(Source data)
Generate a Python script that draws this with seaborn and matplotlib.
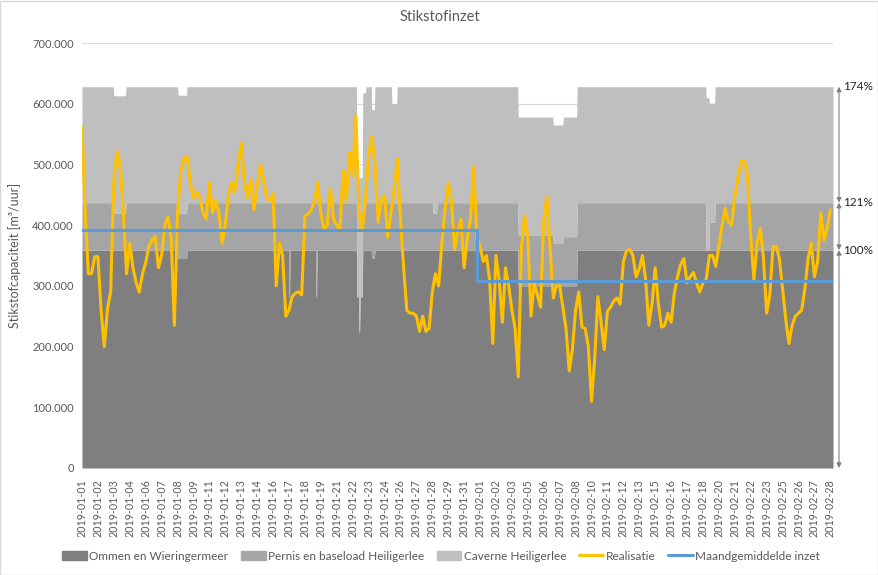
import numpy as np
import pandas as pd
import matplotlib
matplotlib.use("Agg")
import matplotlib.pyplot as plt
import seaborn as sns
from matplotlib.patches import Patch, Rectangle
from matplotlib.lines import Line2D
from matplotlib.ticker import FuncFormatter, MultipleLocator

# ---------------- data ----------------
title = "Stikstofinzet"
ylabel = "Stikstofcapaciteit [m³/uur]"
series_names = ["Ommen en Wieringermeer", "Pernis en baseload Heiligerlee",
                "Caverne Heiligerlee", "Realisatie", "Maandgemiddelde inzet"]
start = "2019-01-01 00:00"
n_hours = 1416

# capacity layers (cumulative tops, x1000 m3/h), step segments starting at hour offset
seg_start = [0, 60, 83, 181, 198, 390, 392, 441, 443, 518, 522, 524, 529, 535,
             546, 552, 584, 594, 661, 669, 822, 888, 907, 933, 1176, 1182, 1193]
ommen_top = [359, 359, 359, 345, 359, 282, 359, 282, 359, 282, 224, 282, 359, 359,
             346, 359, 359, 359, 359, 359, 300, 300, 300, 359, 359, 359, 359]
pernis_top = [437, 420, 437, 420, 437, 437, 437, 437, 437, 282, 224, 282, 437, 437,
              437, 437, 437, 437, 420, 437, 384, 371, 381, 437, 359, 405, 437]
caverne_top = [628, 613, 628, 614, 628, 628, 628, 628, 628, 478, 478, 478, 618, 628,
               590, 628, 600, 628, 628, 628, 578, 565, 578, 628, 610, 601, 628]

# realisation, 6-hourly readings (x1000 m3/h)
realisatie = [
    562, 420, 320, 320, 348, 348, 260, 200, 262, 290,
    475, 521, 500, 420, 320, 370, 330, 305, 290, 320,
    338, 365, 376, 381, 330, 350, 400, 414, 380, 235,
    420, 490, 510, 513, 470, 445, 455, 445, 420, 410,
    470, 420, 440, 420, 370, 400, 450, 470, 455, 500,
    535, 470, 445, 475, 425, 465, 500, 475, 445, 440,
    452, 300, 370, 350, 250, 260, 282, 288, 290, 285,
    415, 418, 425, 440, 470, 420, 393, 400, 460, 410,
    400, 390, 490, 440, 520, 480, 580, 420, 390, 440,
    515, 546, 500, 405, 440, 450, 380, 420, 460, 510,
    410, 330, 260, 255, 255, 250, 225, 250, 225, 230,
    290, 320, 300, 370, 425, 470, 440, 360, 390, 410,
    330, 380, 410, 495, 380, 365, 340, 350, 310, 205,
    350, 310, 240, 330, 300, 260, 230, 150, 365, 415,
    380, 250, 305, 285, 265, 410, 447, 360, 280, 300,
    300, 265, 230, 160, 195, 260, 290, 232, 230, 200,
    110, 180, 282, 240, 195, 258, 265, 275, 280, 270,
    340, 358, 360, 350, 315, 328, 350, 310, 235, 270,
    330, 270, 232, 235, 255, 240, 288, 315, 335, 345,
    305, 315, 322, 305, 290, 305, 310, 350, 350, 332,
    365, 400, 428, 405, 400, 447, 480, 505, 505, 480,
    380, 310, 370, 395, 345, 255, 285, 365, 365, 345,
    295, 245, 205, 235, 250, 255, 260, 295, 345, 370,
    315, 340, 420, 375, 395, 425]

month_starts = ["2019-01-01", "2019-02-01"]
month_avg = [392, 308]

pct_labels = ["174%", "121%", "100%"]

# ---------------- styling ----------------
C_DARK, C_MED, C_LIGHT = "#7f7f7f", "#a5a5a5", "#bfbfbf"
C_YEL, C_BLUE = "#ffc000", "#5b9bd5"
C_TXT = "#595959"

sns.set_theme(style="white")
plt.rcParams["font.family"] = ["Lato", "DejaVu Sans"]

fig = plt.figure(figsize=(8.79, 5.75), dpi=100)
W, H = 879, 575
L, R, T, B = 82, 833, 43, 468
ax = fig.add_axes([L / W, 1 - B / H, (R - L) / W, (B - T) / H])

t0 = pd.Timestamp(start)
hours = pd.date_range(t0, periods=n_hours, freq="h")
seg_len = np.diff(seg_start + [n_hours])
om = np.repeat(ommen_top, seg_len) * 1000.0
pe = np.repeat(pernis_top, seg_len) * 1000.0
ca = np.repeat(caverne_top, seg_len) * 1000.0

ax.stackplot(hours, om, pe - om, ca - pe, colors=[C_DARK, C_MED, C_LIGHT],
             linewidth=0, zorder=2)

t6 = pd.date_range(t0, periods=len(realisatie), freq="6h")
sns.lineplot(x=t6, y=np.array(realisatie) * 1000.0, color=C_YEL, lw=2.2, ax=ax,
             zorder=4)

mx = list(pd.to_datetime(month_starts)) + [hours[-1]]
my = [v * 1000.0 for v in month_avg] + [month_avg[-1] * 1000.0]
sns.lineplot(x=mx, y=my, color=C_BLUE, lw=2.2, ax=ax, drawstyle="steps-post",
             zorder=5)

ax.set_xlim(hours[0], hours[-1])
ax.set_ylim(0, 700000)
ax.yaxis.set_major_locator(MultipleLocator(100000))
ax.yaxis.set_major_formatter(FuncFormatter(lambda v, p: f"{int(v):,}".replace(",", ".")))
ax.grid(False)
ax.yaxis.grid(True, color="#d9d9d9", lw=0.8, zorder=0)
ax.set_axisbelow(True)
for s in ax.spines.values():
    s.set_visible(False)

tick_pos = hours[::30]
ax.set_xticks(tick_pos)
ax.set_xticklabels([t.strftime("%Y-%m-%d") for t in tick_pos], rotation=90,
                   fontsize=7.7, color=C_TXT)
ax.tick_params(axis="x", length=3, color="#d9d9d9", pad=5)
ax.tick_params(axis="y", length=0, pad=6, labelsize=8, labelcolor=C_TXT)
ax.set_xlabel("")
ax.set_ylabel(ylabel, fontsize=9, color=C_TXT, labelpad=8)
fig.text(0.5, 1 - 17 / H, title, ha="center", va="center", fontsize=10.5, color=C_TXT)

# dimension arrows at right
levels = [caverne_top[-1] * 1000.0, pernis_top[-1] * 1000.0, ommen_top[-1] * 1000.0, 0.0]
xa = (839 - L) / (R - L)
for i in range(3):
    ax.annotate("", xy=(xa, levels[i]), xytext=(xa, levels[i + 1]),
                xycoords=("axes fraction", "data"), textcoords=("axes fraction", "data"),
                arrowprops=dict(arrowstyle="<|-|>", color="#808080", lw=0.8,
                                mutation_scale=7, shrinkA=0, shrinkB=0),
                annotation_clip=False)
    ax.text((843 - L) / (R - L), levels[i], pct_labels[i], transform=ax.get_yaxis_transform(),
            ha="left", va="center", fontsize=8.5, color="#262626", clip_on=False)

handles = [Patch(color=C_DARK), Patch(color=C_MED), Patch(color=C_LIGHT),
           Line2D([], [], color=C_YEL, lw=2.2), Line2D([], [], color=C_BLUE, lw=2.2)]
fig.legend(handles, series_names, loc="center", bbox_to_anchor=(441 / W, 1 - 556 / H),
           ncol=5, frameon=False, fontsize=8.5, handlelength=2.1, handletextpad=0.2,
           columnspacing=1.05, labelcolor=C_TXT)

fig.add_artist(Rectangle((0.5 / W, 0.5 / H), 1 - 1 / W, 1 - 1 / H, transform=fig.transFigure,
                         fill=False, edgecolor="#d9d9d9", lw=1))
fig.savefig("out.png", dpi=100, facecolor="white")
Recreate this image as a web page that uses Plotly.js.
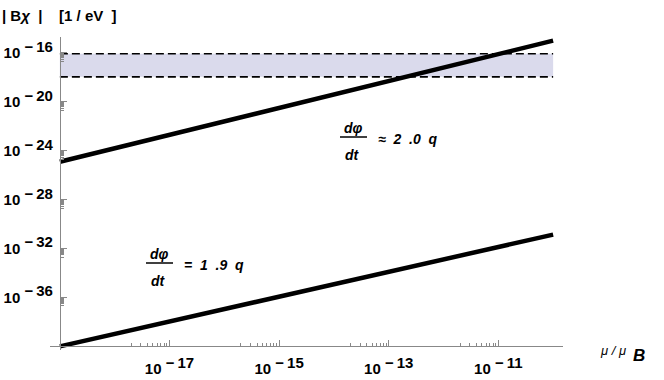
<!DOCTYPE html>
<html>
<head>
<meta charset="utf-8">
<script src="https://cdn.plot.ly/plotly-3.0.1.min.js"></script>
<style>
  html, body { margin: 0; padding: 0; background: #fff; }
  #plot { width: 664px; height: 380px; }
</style>
</head>
<body>
<div id="plot"></div>
<script>
// mu / mu_B values (one per decade)
var muVals = [1e-19, 1e-18, 1e-17, 1e-16, 1e-15, 1e-14, 1e-13, 1e-12, 1e-11, 1e-10];

// |B chi| for d(phi)/dt ~ 2.0 q
var upperLine = [1.26e-25, 1.58e-24, 2.0e-23, 2.51e-22, 3.16e-21, 3.98e-20, 5.01e-19, 6.31e-18, 7.94e-17, 1.0e-15];
// |B chi| for d(phi)/dt = 1.9 q
var lowerLine = [1.0e-40, 1.04e-39, 1.07e-38, 1.1e-37, 1.15e-36, 1.19e-35, 1.23e-34, 1.26e-33, 1.32e-32, 1.38e-31];

// shaded band
var bandX = [1e-19, 1e-10];
var bandLow = [1.1e-18, 1.1e-18];
var bandHigh = [8.5e-17, 8.5e-17];

// tick labels (exponents)
var xTickExp = [-17, -15, -13, -11];
var yTickExp = [-36, -32, -28, -24, -20, -16];

// layout geometry
var L = 50, R = 101, T = 37, B = 30;
var W = 664 - L - R, H = 380 - T - B;
function px(x) { return (x - L) / W; }
function py(y) { return (380 - B - y) / H; }

function majorVals(exps) { return exps.map(function(e) { return Math.pow(10, e); }); }
function majorText(exps) {
    return exps.map(function(e) {
        return '10<sup><span style="font-size:15px"> \u2212\u2009' + Math.abs(e) + '</span></sup>';
    });
}
function minorVals(exps) {
    var out = [];
    exps.forEach(function(e) {
        for (var k = 2; k <= 9; k++) out.push(k * Math.pow(10, e - 1));
    });
    return out;
}

var bandLine = { color: '#000', width: 1.6, dash: '8px,4px' };

var data = [
    { x: bandX, y: bandLow, mode: 'lines', line: bandLine, hoverinfo: 'skip' },
    { x: bandX, y: bandHigh, mode: 'lines', line: bandLine, fill: 'tonexty',
      fillcolor: 'rgb(218,218,236)', hoverinfo: 'skip' },
    { x: muVals, y: upperLine, mode: 'lines', line: { color: '#000', width: 4.5 } },
    { x: muVals, y: lowerLine, mode: 'lines', line: { color: '#000', width: 4.5 } }
];

var fam = 'Liberation Sans, Arial, sans-serif';
var tickFont = { family: fam, size: 15, color: '#000', weight: 'bold' };
var annFont = { family: fam, size: 14, color: '#000', weight: 'bold', style: 'italic' };

var layout = {
    width: 664,
    height: 380,
    margin: { l: L, r: R, t: T, b: B },
    paper_bgcolor: '#fff',
    plot_bgcolor: '#fff',
    showlegend: false,
    xaxis: {
        type: 'log',
        range: [-19.18, -9.82],
        anchor: 'free',
        position: 0.3 / 25.6,
        showgrid: false,
        zeroline: false,
        showline: true,
        linecolor: '#888',
        linewidth: 1,
        ticks: 'inside',
        ticklen: 6,
        tickcolor: '#888',
        tickmode: 'array',
        tickvals: majorVals(xTickExp),
        ticktext: majorText(xTickExp),
        tickfont: tickFont,
        ticklabelstandoff: 9,
        minor: { tickmode: 'array', tickvals: minorVals(xTickExp), ticks: 'inside', ticklen: 3, tickcolor: '#888', showgrid: false }
    },
    yaxis: {
        type: 'log',
        range: [-40.3, -14.7],
        anchor: 'free',
        position: 0.18 / 9.36,
        showgrid: false,
        zeroline: false,
        showline: true,
        linecolor: '#888',
        linewidth: 1,
        ticks: 'inside',
        ticklen: 6,
        tickcolor: '#888',
        tickmode: 'array',
        tickvals: majorVals(yTickExp),
        ticktext: majorText(yTickExp),
        tickfont: tickFont,
        ticklabelstandoff: 4,
        minor: { tickmode: 'array', tickvals: minorVals(yTickExp), ticks: 'inside', ticklen: 3, tickcolor: '#888', showgrid: false }
    },
    shapes: [
        { type: 'line', xref: 'paper', yref: 'paper', x0: px(340), x1: px(367), y0: py(137), y1: py(137), line: { color: '#000', width: 1.5 } },
        { type: 'line', xref: 'paper', yref: 'paper', x0: px(146), x1: px(173), y0: py(263), y1: py(263), line: { color: '#000', width: 1.5 } }
    ],
    annotations: [
        { xref: 'paper', yref: 'paper', x: px(0), y: py(16), xanchor: 'left', yanchor: 'middle', showarrow: false,
          text: '|&nbsp;B<i>\u03c7</i>&nbsp;&nbsp;|&nbsp;&nbsp;&nbsp;&nbsp;[1 / eV&nbsp;&nbsp;]', font: { family: fam, size: 15, color: '#000', weight: 'bold' } },
        { xref: 'paper', yref: 'paper', x: px(598), y: py(350), xanchor: 'left', yanchor: 'middle', showarrow: false,
          text: '\u03bc / \u03bc', font: { family: fam, size: 13, color: '#000', style: 'italic' } },
        { xref: 'paper', yref: 'paper', x: px(631), y: py(355), xanchor: 'left', yanchor: 'middle', showarrow: false,
          text: 'B', font: { family: fam, size: 17, color: '#000', weight: 'bold', style: 'italic' } },

        { xref: 'paper', yref: 'paper', x: px(353), y: py(128), xanchor: 'center', yanchor: 'middle', showarrow: false, text: 'd\u03c6', font: annFont },
        { xref: 'paper', yref: 'paper', x: px(352), y: py(155), xanchor: 'center', yanchor: 'middle', showarrow: false, text: 'dt', font: annFont },
        { xref: 'paper', yref: 'paper', x: px(376), y: py(139), xanchor: 'left', yanchor: 'middle', showarrow: false, text: '\u2248&nbsp;&nbsp;2&nbsp;&nbsp;.0&nbsp;&nbsp;q', font: annFont },

        { xref: 'paper', yref: 'paper', x: px(159), y: py(254), xanchor: 'center', yanchor: 'middle', showarrow: false, text: 'd\u03c6', font: annFont },
        { xref: 'paper', yref: 'paper', x: px(158), y: py(281), xanchor: 'center', yanchor: 'middle', showarrow: false, text: 'dt', font: annFont },
        { xref: 'paper', yref: 'paper', x: px(182), y: py(265), xanchor: 'left', yanchor: 'middle', showarrow: false, text: '=&nbsp;&nbsp;1&nbsp;&nbsp;.9&nbsp;&nbsp;q', font: annFont }
    ]
};

Plotly.newPlot('plot', data, layout, { staticPlot: true, displayModeBar: false });
</script>
</body>
</html>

EXERCISE PROMPT> Leave out any pictures, please, and quote only the lines from the top of the data through the line that contains "n_hours = 1416".

ANSWER BELOW>
Generate a Python script that draws this with seaborn and matplotlib.
import numpy as np
import pandas as pd
import matplotlib
matplotlib.use("Agg")
import matplotlib.pyplot as plt
import seaborn as sns
from matplotlib.patches import Patch, Rectangle
from matplotlib.lines import Line2D
from matplotlib.ticker import FuncFormatter, MultipleLocator

# ---------------- data ----------------
title = "Stikstofinzet"
ylabel = "Stikstofcapaciteit [m³/uur]"
series_names = ["Ommen en Wieringermeer", "Pernis en baseload Heiligerlee",
                "Caverne Heiligerlee", "Realisatie", "Maandgemiddelde inzet"]
start = "2019-01-01 00:00"
n_hours = 1416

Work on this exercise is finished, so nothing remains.